Duplicating production reduces specialisation, raising costs and hitting economic growth. Some analysts expect the price of a chip produced in Texas to be 30% higher than one made in Taiwan. The Biden administration is belatedly seeking ways to open up its electric-vehicle subsidies to carmakers from friendly countries. But most of the “Buy American” requirements are written into laws that may be all but impossible to amend. And they are being copied. A decade ago about 9,000 protectionist measures were in place worldwide, reckons Global Trade Alert, a charity. Today there are around 35,000.

European leaders think they must match America or face catastrophic deindustrialisation. They have forgotten the logic of comparative advantage, which guarantees that countries will always have something to export, no matter how many cheques foreign governments write or how productive their trading partners become. Denmark has no car industry to speak of, but GDP per person is 11% higher than in Germany. Even the benefits to workers are overstated, because manufacturing jobs no longer pay a premium over comparable service work.

The potential for the manufacturing obsession to backfire is enormous. The state of New York spent nearly $1bn building a solar-panel factory which Tesla pays $1 a year to rent. The idea was to create a manufacturing hub but the project has returned only 54 cents in benefits per dollar spent; according to the Wall Street Journal, the only new nearby business is a coffee shop. India’s attempt to boost its mobile-phone industry appears to have brought mainly low-value assembly work. The lesson from South Korea is that national champions must be exposed to global competition and allowed to fail. The temptation today will be to protect them, come what may.

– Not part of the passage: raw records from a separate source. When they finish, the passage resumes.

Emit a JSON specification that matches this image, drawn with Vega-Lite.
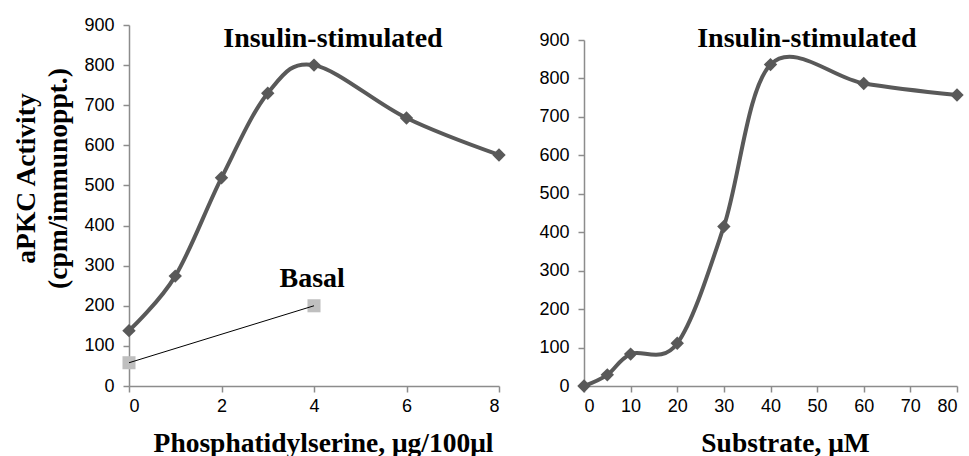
{
  "$schema": "https://vega.github.io/schema/vega-lite/v6.json",
  "autosize": {"type": "pad"},
  "padding": {"left": 12, "top": 16, "right": 5, "bottom": 5},
  "background": "white",
  "bounds": "flush",
  "spacing": 85,
  "config": {
    "view": {"stroke": null},
    "axis": {
      "grid": false,
      "domainColor": "#8c8c8c",
      "domainWidth": 1.5,
      "tickColor": "#8c8c8c",
      "tickWidth": 1.5,
      "tickSize": 6,
      "labelFont": "Liberation Sans",
      "labelFontSize": 18,
      "labelColor": "#000000",
      "titleFont": "Liberation Serif",
      "titleFontWeight": "bold",
      "titleFontSize": 27.5,
      "titleColor": "#000000"
    }
  },
  "datasets": {
    "ps": [
      {"series": "Insulin-stimulated", "x": 0, "y": 138},
      {"series": "Insulin-stimulated", "x": 1, "y": 274},
      {"series": "Insulin-stimulated", "x": 2, "y": 519},
      {"series": "Insulin-stimulated", "x": 3, "y": 730},
      {"series": "Insulin-stimulated", "x": 4, "y": 800},
      {"series": "Insulin-stimulated", "x": 6, "y": 668},
      {"series": "Insulin-stimulated", "x": 8, "y": 576},
      {"series": "Basal", "x": 0, "y": 58},
      {"series": "Basal", "x": 4, "y": 200}
    ],
    "sub": [
      {"x": 0, "y": 0},
      {"x": 5, "y": 29},
      {"x": 10, "y": 83},
      {"x": 20, "y": 111},
      {"x": 30, "y": 415},
      {"x": 40, "y": 836},
      {"x": 60, "y": 787},
      {"x": 80, "y": 757}
    ],
    "labelsLeft": [
      {"label": "Insulin-stimulated", "x": 4.41, "y": 845},
      {"label": "Basal", "x": 3.96, "y": 247}
    ],
    "labelsRight": [
      {"label": "Insulin-stimulated", "x": 47.8, "y": 882}
    ]
  },
  "hconcat": [
    {
      "width": 370,
      "height": 361,
      "encoding": {
        "x": {
          "field": "x", "type": "quantitative",
          "scale": {"domain": [0, 8], "nice": false},
          "axis": {
            "values": [0, 2, 4, 6, 8],
            "labelPadding": 5,
            "title": "Phosphatidylserine, μg/100μl",
            "titleX": 194, "titleY": 65, "titleBaseline": "alphabetic"
          }
        },
        "y": {
          "field": "y", "type": "quantitative",
          "scale": {"domain": [0, 900], "nice": false},
          "axis": {
            "values": [0, 100, 200, 300, 400, 500, 600, 700, 800, 900],
            "labelPadding": 9,
            "title": ["aPKC Activity", "(cpm/immunoppt.)"],
            "titleLineHeight": 32,
            "titlePadding": 11,
            "titleY": 153
          }
        }
      },
      "layer": [
        {
          "data": {"name": "ps"},
          "transform": [{"filter": "datum.series === 'Insulin-stimulated'"}],
          "mark": {"type": "line", "interpolate": "cardinal", "tension": 0, "color": "#595959", "strokeWidth": 4}
        },
        {
          "data": {"name": "ps"},
          "transform": [{"filter": "datum.series === 'Insulin-stimulated'"}],
          "mark": {"type": "point", "shape": "diamond", "filled": true, "size": 180, "color": "#595959", "opacity": 1}
        },
        {
          "data": {"name": "ps"},
          "transform": [{"filter": "datum.series === 'Basal'"}],
          "mark": {"type": "point", "shape": "square", "filled": true, "size": 170, "color": "#bfbfbf", "opacity": 1}
        },
        {
          "data": {"name": "ps"},
          "transform": [{"filter": "datum.series === 'Basal'"}],
          "mark": {"type": "line", "color": "#000000", "strokeWidth": 1}
        },
        {
          "data": {"name": "labelsLeft"},
          "mark": {"type": "text", "font": "Liberation Serif", "fontWeight": "bold", "fontSize": 28, "align": "center", "baseline": "alphabetic", "color": "#000000"},
          "encoding": {"text": {"field": "label"}}
        }
      ]
    },
    {
      "width": 373,
      "height": 361,
      "encoding": {
        "x": {
          "field": "x", "type": "quantitative",
          "scale": {"domain": [0, 80], "nice": false},
          "axis": {
            "values": [0, 10, 20, 30, 40, 50, 60, 70, 80],
            "labelPadding": 5,
            "title": "Substrate, μM",
            "titleX": 201, "titleY": 65, "titleBaseline": "alphabetic"
          }
        },
        "y": {
          "field": "y", "type": "quantitative",
          "scale": {"domain": [0, 900], "nice": false, "range": [361, 15]},
          "axis": {
            "values": [0, 100, 200, 300, 400, 500, 600, 700, 800, 900],
            "labelPadding": 9,
            "title": null
          }
        }
      },
      "layer": [
        {
          "data": {"name": "sub"},
          "mark": {"type": "line", "interpolate": "cardinal", "tension": 0, "color": "#595959", "strokeWidth": 4}
        },
        {
          "data": {"name": "sub"},
          "mark": {"type": "point", "shape": "diamond", "filled": true, "size": 180, "color": "#595959", "opacity": 1}
        },
        {
          "data": {"name": "labelsRight"},
          "mark": {"type": "text", "font": "Liberation Serif", "fontWeight": "bold", "fontSize": 28, "align": "center", "baseline": "alphabetic", "color": "#000000"},
          "encoding": {"text": {"field": "label"}}
        }
      ]
    }
  ]
}
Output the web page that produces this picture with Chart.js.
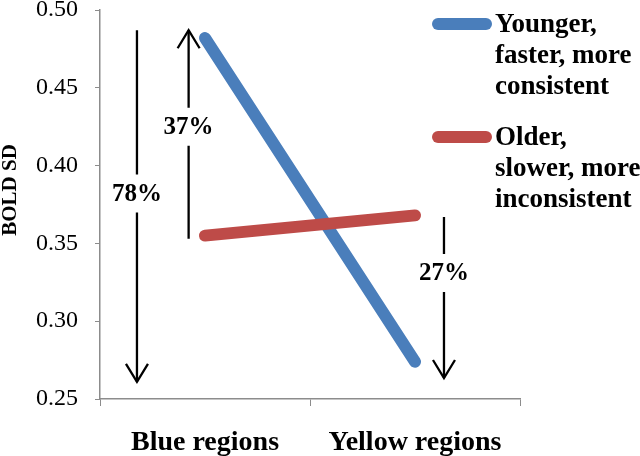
<!DOCTYPE html>
<html>
<head>
<meta charset="utf-8">
<script src="https://cdn.jsdelivr.net/npm/chart.js@4/dist/chart.umd.min.js"></script>
<style>
html,body{margin:0;padding:0;background:#fff;}
#wrap{width:640px;height:456px;position:relative;}
</style>
</head>
<body>
<div id="wrap"><canvas id="c" width="640" height="456"></canvas></div>
<script>
// ---- data ----
const categories = ['Blue regions', 'Yellow regions'];
const youngerLabel = ['Younger,', 'faster, more', 'consistent'];
const olderLabel = ['Older,', 'slower, more', 'inconsistent'];
const youngerValues = [0.482, 0.274];
const olderValues = [0.355, 0.368];
const yAxisTitle = 'BOLD SD';
const yMin = 0.25, yMax = 0.50, yStep = 0.05;
// change arrows (x as category position, y in BOLD SD units)
const arrowLabels = ['78%', '37%', '27%'];
const arrowX = [-0.324, -0.078, 1.138];
const arrowFrom = [0.487, 0.353, 0.367];
const arrowTo = [0.261, 0.487, 0.2635];
const arrowTextY = [0.382, 0.425, 0.331];

const SERIF = '"Liberation Serif", "Times New Roman", serif';
const BLUE = '#4A7EBB';
const RED = '#BE4B48';
const AXIS = '#8C8C8C';

const overlay = {
  id: 'overlay',
  afterDatasetsDraw(chart) {
    const ctx = chart.ctx;
    const xs = chart.scales.x, ys = chart.scales.y;
    ctx.save();
    // arrows
    ctx.strokeStyle = '#000';
    ctx.fillStyle = '#000';
    ctx.lineWidth = 2.3;
    ctx.font = 'bold 25px ' + SERIF;
    ctx.textAlign = 'center';
    ctx.textBaseline = 'middle';
    for (let i = 0; i < arrowLabels.length; i++) {
      const x = xs.getPixelForValue(arrowX[i]);
      const y0 = ys.getPixelForValue(arrowFrom[i]);
      const y1 = ys.getPixelForValue(arrowTo[i]);
      const yt = ys.getPixelForValue(arrowTextY[i]);
      const gap = 19;
      const top = Math.min(y0, y1), bot = Math.max(y0, y1);
      ctx.beginPath();
      ctx.moveTo(x, top); ctx.lineTo(x, yt - gap);
      ctx.moveTo(x, yt + gap); ctx.lineTo(x, bot);
      ctx.stroke();
      const dir = y1 > y0 ? -1 : 1;
      ctx.beginPath();
      ctx.moveTo(x - 11, y1 + dir * 18);
      ctx.lineTo(x, y1);
      ctx.lineTo(x + 11, y1 + dir * 18);
      ctx.stroke();
      ctx.fillText(arrowLabels[i], x, yt + 1);
    }
    // legend
    const items = [
      {color: chart.data.datasets[0].borderColor, lines: youngerLabel, y: 24},
      {color: chart.data.datasets[1].borderColor, lines: olderLabel, y: 137}
    ];
    ctx.font = 'bold 27px ' + SERIF;
    ctx.textAlign = 'left';
    ctx.lineCap = 'round';
    items.forEach(it => {
      ctx.strokeStyle = it.color;
      ctx.lineWidth = 12;
      ctx.beginPath();
      ctx.moveTo(438, it.y); ctx.lineTo(486, it.y);
      ctx.stroke();
      it.lines.forEach((t, k) => ctx.fillText(t, 495, it.y + 1 + k * 31));
    });
    // y title
    ctx.translate(11, 190);
    ctx.rotate(-Math.PI / 2);
    ctx.font = 'bold 21px ' + SERIF;
    ctx.textAlign = 'center';
    ctx.fillText(yAxisTitle, 0, 0);
    ctx.restore();
  }
};

new Chart(document.getElementById('c'), {
  type: 'line',
  data: {
    labels: categories,
    datasets: [
      {label: youngerLabel.join(' '), data: youngerValues, borderColor: BLUE, backgroundColor: BLUE,
       borderWidth: 12, borderCapStyle: 'round', pointRadius: 0, tension: 0, order: 2},
      {label: olderLabel.join(' '), data: olderValues, borderColor: RED, backgroundColor: RED,
       borderWidth: 12, borderCapStyle: 'round', pointRadius: 0, tension: 0, order: 1}
    ]
  },
  options: {
    responsive: false,
    animation: false,
    devicePixelRatio: 1,
    layout: {padding: {top: 10, right: 120, bottom: 0, left: 0}},
    plugins: {legend: {display: false}, tooltip: {enabled: false}, title: {display: false}},
    scales: {
      x: {
        offset: true,
        grid: {display: true, offset: true, drawOnChartArea: false, drawTicks: true, tickLength: 7, color: AXIS},
        border: {color: AXIS, width: 1.5},
        ticks: {color: '#000', font: {family: SERIF, size: 28, weight: 'bold', lineHeight: 1}, padding: 23, maxRotation: 0},
        afterFit: s => { s.height = 57; s.paddingLeft = 0; s.paddingRight = 0; }
      },
      y: {
        min: yMin, max: yMax,
        grid: {display: true, drawOnChartArea: false, drawTicks: true, tickLength: 5, color: AXIS},
        border: {color: AXIS, width: 1.5},
        ticks: {stepSize: yStep, color: '#000', font: {family: SERIF, size: 24, lineHeight: 0.8}, padding: 17,
                callback: v => v.toFixed(2)},
        afterFit: s => { s.width = 100; s.paddingTop = 0; s.paddingBottom = 0; }
      }
    }
  },
  plugins: [overlay]
});
</script>
</body>
</html>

America says it wants a “small yard and a high fence”. For national security, in particular, access to vital technologies is worth paying for. Yet unless policymakers are clear about the dangers of subsidies, the fenced-in yard will only get bigger. However well-intentioned those doling out money today, their successors are likely to be less focused and more lobbied. Governments are not wrong to pursue good jobs, the green transition or national security. But if they succumb to the manufacturing delusion, they will leave their countries worse off.